HONG KONG —
A new report by the Chinese government predicts dire consequences for China from climate change. The report summing up the views of more than 500 scientists and experts was released on the eve of climate talks in Paris.
China’s Ministry of Science and Technology released the 900 page paper titled, “The Third National Climate Change Assessment Report,” which details the serious consequences that global warming will have on China.
The report predicts a 40 to 60 centimeter rise in sea levels, putting China’s prosperous coastal cities in jeopardy. Melting glaciers and permafrost also threaten massive infrastructure projects such as the Three Gorges Dam and the high-altitude rail link to Tibet.
FILE - A view from the Three Gorges dam over the Yangtze River in Yichang, Hubei province August 9, 2012. The environmental problems associated with the Three Gorges dam illustrate China's energy dilemma: To move away from its reliance on coal-fired power plants, Beijing says it has to develop cleaner forms of power.
China is the world’s top emitter of greenhouse gases, and emits nearly twice the pollution of the United States. Li Yan, program director for Greenpeace, says China may have the most to gain from any climate change agreement during the Paris talks.
“One thing is very clear from the very authoritative science report. China is already one of the biggest victims of climate change itself, and taking strong actions against climate change is in China’s own interest, I think that has been confirmed again and again,” said Li Yan.
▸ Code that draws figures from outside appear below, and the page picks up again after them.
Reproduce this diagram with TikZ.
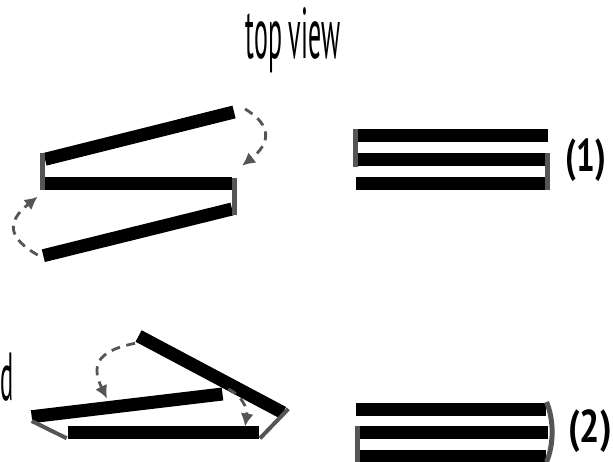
\documentclass[tikz,border=0pt]{standalone}
\usepackage{fontspec}
\setmainfont{PT Sans}
\usetikzlibrary{arrows.meta}
\definecolor{hinge}{HTML}{555555}
\tikzset{
  plate/.style={black,line width=13pt},
  hingeline/.style={hinge,line width=5pt},
  fold/.style={hinge,line width=2.8pt,dash pattern=on 9pt off 6.5pt,-{Latex[length=13pt,width=13pt]}},
  hand/.style={inner sep=0pt,font=\fontsize{#1}{#1}\selectfont}
}
\begin{document}
\begin{tikzpicture}[x=1pt,y=-1pt]
\useasboundingbox (0,0) rectangle (613,462);
\clip (0,0) rectangle (613,462);
% labels
\node [hand=72,xscale=0.36] (title) at (293,40) {top view};
\node [hand=68,xscale=0.36,anchor=west] (partial) at (0,377) {d};
\node [hand=46,xscale=0.72] (one) at (586,160) {\bfseries (1)};
\node [hand=46,xscale=0.78] (two) at (590,431) {\bfseries (2)};
% open, upper left
\draw [plate] (45,159.3) -- (234,112);
\draw [plate] (45,184) -- (232,184);
\draw [plate] (43.3,255.7) -- (232,209);
\draw [hingeline] (42.6,153) -- (42.6,190.5);
\draw [hingeline] (234.6,178) -- (234.6,215);
\coordinate (a1) at (245,109);
\coordinate (a2) at (242,165.7);
\coordinate (a3) at (37.7,255);
\coordinate (a4) at (37.7,196.7);
\draw [fold] (a1) .. controls (272,125) and (271,143) .. (a2);
\draw [fold] (a3) .. controls (8,238) and (6,222) .. (a4);
% closed, upper right
\draw [plate] (357.7,136) -- (548.3,136);
\draw [plate] (357.7,159.7) -- (545,159.7);
\draw [plate] (355.7,183.8) -- (545,183.8);
\draw [hingeline] (355.5,129.3) -- (355.5,166.7);
\draw [hingeline] (547.5,153.3) -- (547.5,190.5);
% open, lower left
\draw [plate] (138.6,336) -- (283,412.7);
\draw [plate] (31.7,416.7) -- (222.5,394);
\draw [plate] (67.7,432.7) -- (259.3,432.7);
\draw [hingeline,line width=4pt] (31.7,421) -- (66.7,438.3);
\draw [hingeline,line width=4pt] (260,438.3) -- (288.3,409);
\coordinate (b1) at (135,343.3);
\coordinate (b2) at (107,398.5);
\coordinate (b3) at (228.3,389);
\coordinate (b4) at (245,426.5);
\draw [fold] (b1) .. controls (102,350) and (89,362) .. (b2);
\draw [fold] (b3) .. controls (240,394) and (248,408) .. (b4);
% closed, lower right
\draw [plate] (356,409) -- (546,409);
\draw [plate] (360,432.8) -- (548,432.8);
\draw [plate] (360,456.3) -- (546,456.3);
\draw [hingeline] (357.5,426) -- (357.5,462);
\draw [hingeline] (546.5,402) .. controls (554,420) and (554,444) .. (546.5,462);
\end{tikzpicture}
\end{document}
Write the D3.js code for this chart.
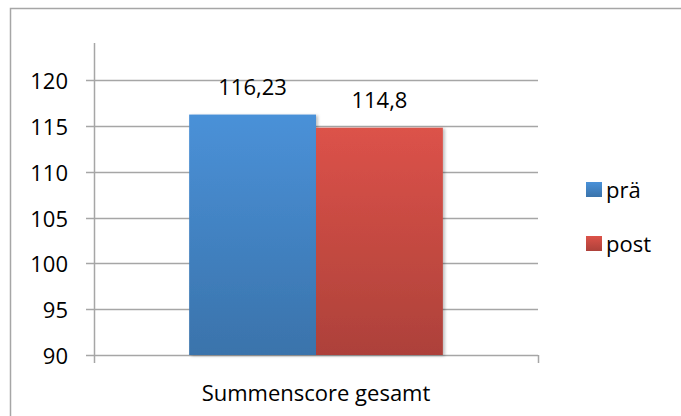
<!DOCTYPE html>
<html>
<head>
<meta charset="utf-8">
<script src="https://cdn.jsdelivr.net/npm/d3@7"></script>
<style>
  html, body { margin: 0; padding: 0; background: #fff; }
  svg { display: block; }
  text { font-family: "Open Sans", Lato, "Liberation Sans", sans-serif; fill: #000; }
</style>
</head>
<body>
<svg id="chart" width="681" height="416"></svg>
<script>
const categories = ["Summenscore gesamt"];
const seriesNames = ["prä", "post"];
const praValues = [116.23];
const postValues = [114.8];
const valueLabels = ["116,23", "114,8"];
const yTicks = [90, 95, 100, 105, 110, 115, 120];

const svg = d3.select("#chart");
const W = 681, H = 416;
const FS = 22;

// outer chart frame
svg.append("rect")
  .attr("x", 10.5).attr("y", 8.5)
  .attr("width", W + 20).attr("height", H + 20)
  .attr("fill", "#fff").attr("stroke", "#a6a6a6").attr("stroke-width", 1.5);

const plot = { left: 94, right: 538, top: 43, bottom: 355 };

const y = d3.scaleLinear().domain([90, 120]).range([plot.bottom, 80]);
const x0 = d3.scaleBand().domain(categories).range([plot.left, plot.right]);
const x1 = d3.scaleBand().domain(seriesNames)
  .range([0, x0.bandwidth()]).paddingInner(0).paddingOuter(0.75);

const defs = svg.append("defs");
const grads = {
  "prä": ["#4a91d8", "#3a73ab"],
  "post": ["#dc5249", "#ad413a"]
};
Object.entries(grads).forEach(([k, c], i) => {
  const g = defs.append("linearGradient").attr("id", "g" + i)
    .attr("x1", 0).attr("y1", 0).attr("x2", 0).attr("y2", 1);
  g.append("stop").attr("offset", "0%").attr("stop-color", c[0]);
  g.append("stop").attr("offset", "100%").attr("stop-color", c[1]);
});
const shadow = defs.append("filter").attr("id", "shadow")
  .attr("x", "-10%").attr("y", "-10%").attr("width", "130%").attr("height", "130%");
shadow.append("feDropShadow").attr("dx", 2).attr("dy", 1).attr("stdDeviation", 1.5)
  .attr("flood-color", "#000").attr("flood-opacity", 0.25);

// gridlines
svg.append("g").selectAll("line").data(yTicks).join("line")
  .attr("x1", plot.left - 8).attr("x2", plot.right)
  .attr("y1", d => Math.round(y(d)) + 0.5).attr("y2", d => Math.round(y(d)) + 0.5)
  .attr("stroke", "#a6a6a6").attr("stroke-width", 1.5);

// y axis line
svg.append("line")
  .attr("x1", plot.left + 0.5).attr("x2", plot.left + 0.5)
  .attr("y1", plot.top).attr("y2", plot.bottom + 8)
  .attr("stroke", "#a6a6a6").attr("stroke-width", 1.5);
// right category tick
svg.append("line")
  .attr("x1", plot.right + 0.5).attr("x2", plot.right + 0.5)
  .attr("y1", plot.bottom).attr("y2", plot.bottom + 8)
  .attr("stroke", "#a6a6a6").attr("stroke-width", 1.5);

// y tick labels
svg.append("g").selectAll("text").data(yTicks).join("text")
  .attr("x", 68).attr("y", d => y(d) + 9)
  .attr("text-anchor", "end").attr("font-size", FS)
  .text(d => d);

// bars
const seriesValues = { "prä": praValues, "post": postValues };
const bars = svg.append("g");
seriesNames.forEach((s, si) => {
  bars.selectAll(".b" + si).data(categories).join("rect")
    .attr("class", "b" + si)
    .attr("x", c => x0(c) + x1(s))
    .attr("y", (c, i) => y(seriesValues[s][i]))
    .attr("width", x1.bandwidth())
    .attr("height", (c, i) => y(90) - y(seriesValues[s][i]))
    .attr("fill", "url(#g" + si + ")")
    .attr("filter", "url(#shadow)");
});

// value labels
seriesNames.forEach((s, si) => {
  svg.append("g").selectAll("text").data(categories).join("text")
    .attr("x", c => x0(c) + x1(s) + x1.bandwidth() / 2)
    .attr("y", (c, i) => y(seriesValues[s][i]) - 20)
    .attr("text-anchor", "middle").attr("font-size", FS)
    .text(valueLabels[si]);
});

// category label
svg.append("g").selectAll("text").data(categories).join("text")
  .attr("x", c => x0(c) + x0.bandwidth() / 2).attr("y", 401)
  .attr("text-anchor", "middle").attr("font-size", FS)
  .text(c => c);

// legend
const legend = svg.append("g");
seriesNames.forEach((s, si) => {
  const ly = 182 + si * 54;
  legend.append("rect").attr("x", 586).attr("y", ly)
    .attr("width", 16).attr("height", 15).attr("fill", "url(#g" + si + ")");
  legend.append("text").attr("x", 606).attr("y", ly + 16)
    .attr("font-size", FS).text(s);
});
</script>
</body>
</html>
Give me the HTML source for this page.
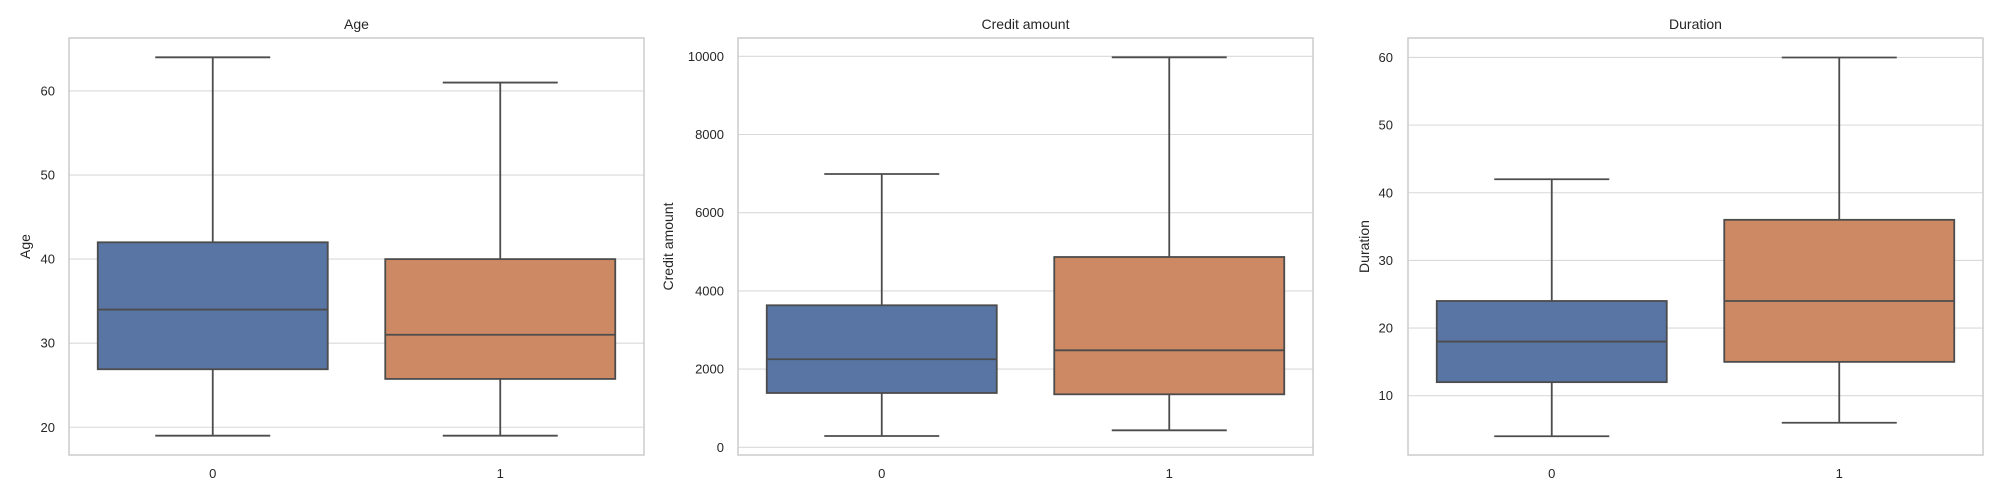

About 150 heads of state and government are meeting in Paris for the U.N. Conference on Climate Change, or COP21.
One-hundred-ninety-five countries aim to arrive at an agreement to prevent the Earth from warming two degrees. If global warming continues, China predicts cross-border migration and international conflict over water resources. China’s report says water resources in the country will shrink five percent.
Gavin Edwards, director of conservation for the World Wildlife Fund in Hong Kong, says China’s scientific assessment of climate change gives environmentalists hope that it will be a progressive leader at this week’s talks.
“Some of the ideas that they have put down on the table give us some hope that they are moving in the right direction and setting what I would say is a positive tone for the discussions in Paris as well,” he said.
U.S. President Barack Obama, left, meets with Chinese President Xi Jinping during their meeting held on the sidelines of the COP21, United Nations Climate Change Conference, in Le Bourget, outside Paris, Nov. 30, 2015.
China blocked an effective climate change agreement at COP15 in Copenhagen, but has markedly changed its stance on global warming since then. A year ago, China’s President Xi Jinping met with U.S. President Barack Obama and pledged that China’s greenhouse gas emissions would peak by 2030.
Environmentalist Ma Jun says China has emerged as a leading global power in efforts to reduce global warming.
“China can find a way to overcome the industrial barriers and find a way to adopt a more proactive assessment, a more proactive decision, to combat climate change that will hopefully encourage other countries and regions to come together,” said Ma Jun.
2014 was the hottest year on record. The climate talks in Paris will end on December 11.